European religion academy examines role of ecumenical journals in ecumenical history
Dagmar Heller and Stephen Brown. Photo: Jane Stranz/WCC
21 March 2019
Journals have played a significant role in the history of the ecumenical movement, according to an event held during the European Academy of Religion in Bologna, Italy.
Under the title “Speaking, Discussing, Doing Ecumenism. Life and History of the Ecumenical Journals,” researchers, academics and editors discussed the history of a wide range of journals focusing on issues related to Christian unity.
They noted during the 8 March study day that while some journals were linked to institutions such as the World Council of Churches (WCC), others grew out of the work of religious communities that sought to promote interconfessional understanding.
Presenting the history of the WCC’s quarterly The Ecumenical Review, editor Stephen Brown described how its first issue was published immediately before the WCC’s founding assembly in 1948 and with the WCC’s first general secretary, Willem A. Visser ’t Hooft, as editor.
In his first editorial, Brown said, Visser ‘t Hooft wrote that the journal should reflect a “common struggle for that truth which transcends all churches … We therefore ask our readers not merely to tolerate but to welcome uncompromising frankness of speech, even if at first reading it may hurt.”
Brown noted how the history of the journal is closely linked to that of the WCC, going back to the mid-1930s and the efforts to form a World Council of Churches by bringing together the “Faith and Order” and “Life and Work” movements.
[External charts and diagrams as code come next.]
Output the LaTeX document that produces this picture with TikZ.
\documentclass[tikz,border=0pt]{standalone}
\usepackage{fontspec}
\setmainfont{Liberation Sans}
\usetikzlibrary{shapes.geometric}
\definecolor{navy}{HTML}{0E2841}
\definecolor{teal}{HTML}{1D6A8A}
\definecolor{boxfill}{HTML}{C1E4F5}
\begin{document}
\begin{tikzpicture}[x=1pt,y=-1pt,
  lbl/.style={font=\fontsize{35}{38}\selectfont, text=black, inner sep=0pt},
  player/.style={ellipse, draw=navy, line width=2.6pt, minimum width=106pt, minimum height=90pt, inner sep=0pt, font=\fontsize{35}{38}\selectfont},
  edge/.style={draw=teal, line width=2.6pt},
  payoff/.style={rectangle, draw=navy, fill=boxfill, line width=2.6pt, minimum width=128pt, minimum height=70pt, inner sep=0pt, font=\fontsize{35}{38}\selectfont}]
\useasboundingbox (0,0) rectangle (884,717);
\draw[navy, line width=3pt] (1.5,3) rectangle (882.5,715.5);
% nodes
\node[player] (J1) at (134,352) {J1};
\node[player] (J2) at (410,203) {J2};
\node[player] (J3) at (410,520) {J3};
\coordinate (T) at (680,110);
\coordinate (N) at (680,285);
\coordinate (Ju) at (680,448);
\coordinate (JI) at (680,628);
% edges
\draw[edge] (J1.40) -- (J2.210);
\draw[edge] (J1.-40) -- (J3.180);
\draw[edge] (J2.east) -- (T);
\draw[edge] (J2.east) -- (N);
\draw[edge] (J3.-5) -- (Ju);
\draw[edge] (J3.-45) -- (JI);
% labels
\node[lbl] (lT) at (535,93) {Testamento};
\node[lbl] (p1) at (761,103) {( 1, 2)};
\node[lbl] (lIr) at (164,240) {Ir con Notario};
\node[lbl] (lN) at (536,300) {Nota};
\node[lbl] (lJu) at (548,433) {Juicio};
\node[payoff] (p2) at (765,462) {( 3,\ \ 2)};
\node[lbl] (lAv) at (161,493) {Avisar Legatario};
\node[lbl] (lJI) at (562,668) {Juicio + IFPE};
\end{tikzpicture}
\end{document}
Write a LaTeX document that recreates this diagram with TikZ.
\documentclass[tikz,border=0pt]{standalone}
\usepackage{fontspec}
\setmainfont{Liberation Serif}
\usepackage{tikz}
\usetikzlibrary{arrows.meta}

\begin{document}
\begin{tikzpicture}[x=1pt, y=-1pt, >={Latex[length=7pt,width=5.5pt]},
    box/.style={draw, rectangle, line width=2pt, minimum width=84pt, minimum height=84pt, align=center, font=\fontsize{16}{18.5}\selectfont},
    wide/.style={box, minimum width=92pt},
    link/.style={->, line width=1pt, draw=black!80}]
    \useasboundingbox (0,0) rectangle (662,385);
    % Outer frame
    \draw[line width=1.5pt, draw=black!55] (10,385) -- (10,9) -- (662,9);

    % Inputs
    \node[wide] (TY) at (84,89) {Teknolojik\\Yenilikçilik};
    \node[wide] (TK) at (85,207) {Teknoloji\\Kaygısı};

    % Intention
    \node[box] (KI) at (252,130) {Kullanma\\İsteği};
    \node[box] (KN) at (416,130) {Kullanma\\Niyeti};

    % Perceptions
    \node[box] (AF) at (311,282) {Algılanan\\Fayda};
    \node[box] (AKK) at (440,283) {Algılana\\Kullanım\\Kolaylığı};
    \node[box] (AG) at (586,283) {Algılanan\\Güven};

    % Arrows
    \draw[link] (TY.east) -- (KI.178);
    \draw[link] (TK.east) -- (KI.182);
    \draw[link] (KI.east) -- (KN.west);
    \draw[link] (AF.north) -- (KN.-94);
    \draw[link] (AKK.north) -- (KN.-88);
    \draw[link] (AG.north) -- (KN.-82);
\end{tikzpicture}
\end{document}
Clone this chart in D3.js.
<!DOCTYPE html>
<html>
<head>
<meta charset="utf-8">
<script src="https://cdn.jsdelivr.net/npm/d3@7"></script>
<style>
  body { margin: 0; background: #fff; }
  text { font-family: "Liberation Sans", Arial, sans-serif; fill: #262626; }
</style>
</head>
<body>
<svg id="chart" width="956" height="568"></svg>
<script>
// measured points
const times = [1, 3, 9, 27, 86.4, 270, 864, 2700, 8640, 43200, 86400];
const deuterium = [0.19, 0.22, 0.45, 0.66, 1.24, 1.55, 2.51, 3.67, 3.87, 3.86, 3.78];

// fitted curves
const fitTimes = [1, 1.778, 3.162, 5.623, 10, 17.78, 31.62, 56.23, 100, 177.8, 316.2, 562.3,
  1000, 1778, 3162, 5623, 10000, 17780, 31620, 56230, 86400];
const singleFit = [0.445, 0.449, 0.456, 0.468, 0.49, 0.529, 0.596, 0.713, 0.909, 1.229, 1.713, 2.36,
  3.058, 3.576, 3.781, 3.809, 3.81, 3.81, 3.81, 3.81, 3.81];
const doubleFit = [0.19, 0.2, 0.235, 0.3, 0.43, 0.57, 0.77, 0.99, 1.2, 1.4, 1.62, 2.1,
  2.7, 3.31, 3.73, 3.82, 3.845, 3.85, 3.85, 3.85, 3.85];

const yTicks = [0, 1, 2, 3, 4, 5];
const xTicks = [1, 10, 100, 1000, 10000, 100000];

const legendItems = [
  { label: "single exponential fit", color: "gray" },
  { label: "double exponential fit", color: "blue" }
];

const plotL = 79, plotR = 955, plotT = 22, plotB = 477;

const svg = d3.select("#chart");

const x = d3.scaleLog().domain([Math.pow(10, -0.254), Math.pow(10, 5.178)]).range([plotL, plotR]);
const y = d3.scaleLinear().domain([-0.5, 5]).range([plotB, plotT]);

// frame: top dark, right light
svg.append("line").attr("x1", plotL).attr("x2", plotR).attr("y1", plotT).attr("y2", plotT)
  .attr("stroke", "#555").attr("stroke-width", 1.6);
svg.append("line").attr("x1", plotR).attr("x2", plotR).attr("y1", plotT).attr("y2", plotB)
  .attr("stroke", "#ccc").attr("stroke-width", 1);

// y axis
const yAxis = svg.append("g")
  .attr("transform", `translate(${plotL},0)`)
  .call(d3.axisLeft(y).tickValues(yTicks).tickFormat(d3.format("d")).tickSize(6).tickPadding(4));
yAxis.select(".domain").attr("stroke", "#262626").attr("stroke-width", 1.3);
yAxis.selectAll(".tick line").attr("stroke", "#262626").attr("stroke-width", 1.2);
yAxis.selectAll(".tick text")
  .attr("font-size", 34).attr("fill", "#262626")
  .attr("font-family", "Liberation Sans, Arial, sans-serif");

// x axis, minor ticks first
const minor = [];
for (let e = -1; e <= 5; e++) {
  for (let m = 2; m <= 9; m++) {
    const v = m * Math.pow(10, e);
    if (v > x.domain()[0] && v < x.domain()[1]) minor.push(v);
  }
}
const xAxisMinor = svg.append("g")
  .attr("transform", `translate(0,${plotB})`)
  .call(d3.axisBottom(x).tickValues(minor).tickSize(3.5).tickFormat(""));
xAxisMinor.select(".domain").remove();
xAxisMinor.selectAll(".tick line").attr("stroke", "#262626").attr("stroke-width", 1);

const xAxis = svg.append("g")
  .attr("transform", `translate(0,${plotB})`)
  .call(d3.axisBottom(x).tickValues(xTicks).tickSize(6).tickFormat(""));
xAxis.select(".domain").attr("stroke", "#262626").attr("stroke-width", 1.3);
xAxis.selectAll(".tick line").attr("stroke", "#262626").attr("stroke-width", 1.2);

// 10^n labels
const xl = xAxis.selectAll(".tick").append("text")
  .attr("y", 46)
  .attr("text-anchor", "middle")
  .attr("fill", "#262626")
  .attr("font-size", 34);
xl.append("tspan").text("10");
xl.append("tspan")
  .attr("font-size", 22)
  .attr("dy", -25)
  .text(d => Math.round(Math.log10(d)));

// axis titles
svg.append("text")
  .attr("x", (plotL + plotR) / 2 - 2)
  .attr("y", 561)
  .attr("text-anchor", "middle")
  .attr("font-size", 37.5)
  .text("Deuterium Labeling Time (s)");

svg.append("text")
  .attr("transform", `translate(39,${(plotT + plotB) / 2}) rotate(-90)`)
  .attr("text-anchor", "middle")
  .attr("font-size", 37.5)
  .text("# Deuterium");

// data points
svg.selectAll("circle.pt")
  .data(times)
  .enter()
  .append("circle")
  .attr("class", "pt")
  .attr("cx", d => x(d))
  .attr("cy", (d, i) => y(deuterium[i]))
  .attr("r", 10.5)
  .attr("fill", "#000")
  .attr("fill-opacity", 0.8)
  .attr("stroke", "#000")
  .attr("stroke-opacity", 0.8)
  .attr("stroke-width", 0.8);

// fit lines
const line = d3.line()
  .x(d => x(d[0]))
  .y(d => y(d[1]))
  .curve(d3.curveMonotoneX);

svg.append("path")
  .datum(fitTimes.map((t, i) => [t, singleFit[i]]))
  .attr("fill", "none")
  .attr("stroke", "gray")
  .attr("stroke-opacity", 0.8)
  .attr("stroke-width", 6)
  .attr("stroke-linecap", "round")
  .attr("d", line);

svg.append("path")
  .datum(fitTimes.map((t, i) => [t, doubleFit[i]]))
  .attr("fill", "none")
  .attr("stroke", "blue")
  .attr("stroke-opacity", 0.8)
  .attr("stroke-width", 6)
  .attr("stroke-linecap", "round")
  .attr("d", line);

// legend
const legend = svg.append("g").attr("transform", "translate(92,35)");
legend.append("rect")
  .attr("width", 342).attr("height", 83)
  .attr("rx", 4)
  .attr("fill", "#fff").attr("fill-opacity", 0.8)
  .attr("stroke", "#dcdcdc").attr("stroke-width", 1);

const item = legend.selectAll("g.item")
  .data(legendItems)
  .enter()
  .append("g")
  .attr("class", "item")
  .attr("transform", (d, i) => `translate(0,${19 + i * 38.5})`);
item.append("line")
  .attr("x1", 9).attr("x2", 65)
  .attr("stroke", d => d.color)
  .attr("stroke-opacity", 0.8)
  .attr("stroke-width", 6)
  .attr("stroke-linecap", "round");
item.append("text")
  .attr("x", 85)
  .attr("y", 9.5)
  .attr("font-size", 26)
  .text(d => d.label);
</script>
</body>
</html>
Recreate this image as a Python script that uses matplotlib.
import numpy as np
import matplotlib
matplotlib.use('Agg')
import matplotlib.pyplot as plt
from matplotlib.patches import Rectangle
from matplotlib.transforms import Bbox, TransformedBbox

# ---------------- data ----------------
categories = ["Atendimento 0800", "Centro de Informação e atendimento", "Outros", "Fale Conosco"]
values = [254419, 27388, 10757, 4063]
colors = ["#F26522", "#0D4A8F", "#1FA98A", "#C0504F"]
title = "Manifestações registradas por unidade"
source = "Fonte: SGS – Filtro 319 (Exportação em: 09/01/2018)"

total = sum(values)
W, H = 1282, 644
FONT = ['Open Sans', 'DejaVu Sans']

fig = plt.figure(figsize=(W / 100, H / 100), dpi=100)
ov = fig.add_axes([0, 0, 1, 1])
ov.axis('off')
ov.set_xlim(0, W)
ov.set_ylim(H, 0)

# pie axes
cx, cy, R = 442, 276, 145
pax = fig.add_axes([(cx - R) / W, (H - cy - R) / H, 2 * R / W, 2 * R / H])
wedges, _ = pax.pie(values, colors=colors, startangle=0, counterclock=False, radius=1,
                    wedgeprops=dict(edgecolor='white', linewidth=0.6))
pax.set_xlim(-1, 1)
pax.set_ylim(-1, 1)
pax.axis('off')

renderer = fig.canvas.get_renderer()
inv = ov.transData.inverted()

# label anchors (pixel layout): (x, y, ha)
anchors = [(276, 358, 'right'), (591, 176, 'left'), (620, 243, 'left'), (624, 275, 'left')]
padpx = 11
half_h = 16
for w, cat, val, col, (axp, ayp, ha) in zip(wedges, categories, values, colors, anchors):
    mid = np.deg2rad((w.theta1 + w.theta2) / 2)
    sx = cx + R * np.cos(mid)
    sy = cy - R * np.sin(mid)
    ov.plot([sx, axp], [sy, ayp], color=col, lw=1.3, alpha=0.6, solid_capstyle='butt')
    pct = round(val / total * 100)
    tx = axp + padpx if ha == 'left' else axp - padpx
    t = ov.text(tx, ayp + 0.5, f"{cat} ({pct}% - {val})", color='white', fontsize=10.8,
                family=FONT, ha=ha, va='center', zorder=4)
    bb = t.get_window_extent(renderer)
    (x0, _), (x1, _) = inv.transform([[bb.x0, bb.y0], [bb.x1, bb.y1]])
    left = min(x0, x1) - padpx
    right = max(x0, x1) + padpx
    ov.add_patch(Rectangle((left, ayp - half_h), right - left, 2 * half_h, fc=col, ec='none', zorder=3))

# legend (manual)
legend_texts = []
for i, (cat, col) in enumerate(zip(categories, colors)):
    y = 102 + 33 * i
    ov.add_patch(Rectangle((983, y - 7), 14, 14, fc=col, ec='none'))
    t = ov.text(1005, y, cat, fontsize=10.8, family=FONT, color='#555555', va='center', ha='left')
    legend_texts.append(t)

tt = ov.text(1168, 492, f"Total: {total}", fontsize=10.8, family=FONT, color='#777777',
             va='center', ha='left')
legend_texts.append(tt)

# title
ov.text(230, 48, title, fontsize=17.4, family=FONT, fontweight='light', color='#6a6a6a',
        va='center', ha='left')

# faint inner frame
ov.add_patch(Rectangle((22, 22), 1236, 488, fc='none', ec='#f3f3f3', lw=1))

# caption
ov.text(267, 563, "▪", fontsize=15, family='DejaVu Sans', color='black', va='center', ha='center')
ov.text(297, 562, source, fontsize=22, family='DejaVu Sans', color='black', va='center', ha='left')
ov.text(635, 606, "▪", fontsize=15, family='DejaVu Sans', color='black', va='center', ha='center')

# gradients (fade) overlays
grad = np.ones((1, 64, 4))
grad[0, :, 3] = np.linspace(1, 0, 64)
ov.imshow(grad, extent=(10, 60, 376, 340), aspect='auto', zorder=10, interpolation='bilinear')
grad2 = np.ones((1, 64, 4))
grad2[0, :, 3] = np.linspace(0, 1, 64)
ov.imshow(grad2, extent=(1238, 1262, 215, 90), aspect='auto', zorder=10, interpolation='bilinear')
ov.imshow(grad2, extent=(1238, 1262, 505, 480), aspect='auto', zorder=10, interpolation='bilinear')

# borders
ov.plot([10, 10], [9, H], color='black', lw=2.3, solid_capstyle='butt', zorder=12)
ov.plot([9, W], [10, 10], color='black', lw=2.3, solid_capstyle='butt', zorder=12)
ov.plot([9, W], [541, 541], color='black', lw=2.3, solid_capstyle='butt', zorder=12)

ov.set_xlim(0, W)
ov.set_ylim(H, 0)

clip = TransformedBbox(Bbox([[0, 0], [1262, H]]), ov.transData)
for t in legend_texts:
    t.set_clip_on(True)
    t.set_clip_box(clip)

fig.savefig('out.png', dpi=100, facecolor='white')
In this process, the publication of an “ecumenical journal” was seen as one of the key tasks for the future WCC.
In her contribution, former WCC staff member Dagmar Heller – now with the Institute for Ecumenical Research in Bensheim, Germany - recounted how Ökumenische Rundschau, which means “Ecumenical Review” in German, started publication in Germany in 1952 with close links to the WCC and as a forum for ecumenical texts and documentation.
Ephrem Ishac, originally from Syria, presented the history of Proche-Orient Chrétien (“Christian Middle East”), founded in 1951 as an ecumenical journal, and the challenges it faced amid the conflicts in the Middle East.
Several ecumenical journals presented at the meeting owed their origins to the encounter with Russian Orthodox theologians who took refuge in Western Europe after the Russian Revolution and the First World War.
In Britain, such encounters led to production of Sobornost from 1935, originally published from 1927 as the Journal of the Fellowship of St Alban and St Sergius, which promoted dialogue between Orthodox and Anglicans.
In France, the journal Istina (“truth” in Russian) was launched in 1954 by the Centre “Istina,” a Dominican study centre that played an important role before the Second World War in promoting knowledge and understanding of the church in Russia.
While including a section on Russian Christianity, the journal Istina adopted a wider ecumenical perspective, and in the 1950s, at the suggestion of Visser ’t Hooft produced French versions of WCC documents and reports.
Other journals presented at the event sought to respond to specific ecumenical challenges, such as the journal Foyers Mixtes (“Interconfessional Familes”), which was published to support couples and families where the partners came from different confessional traditions.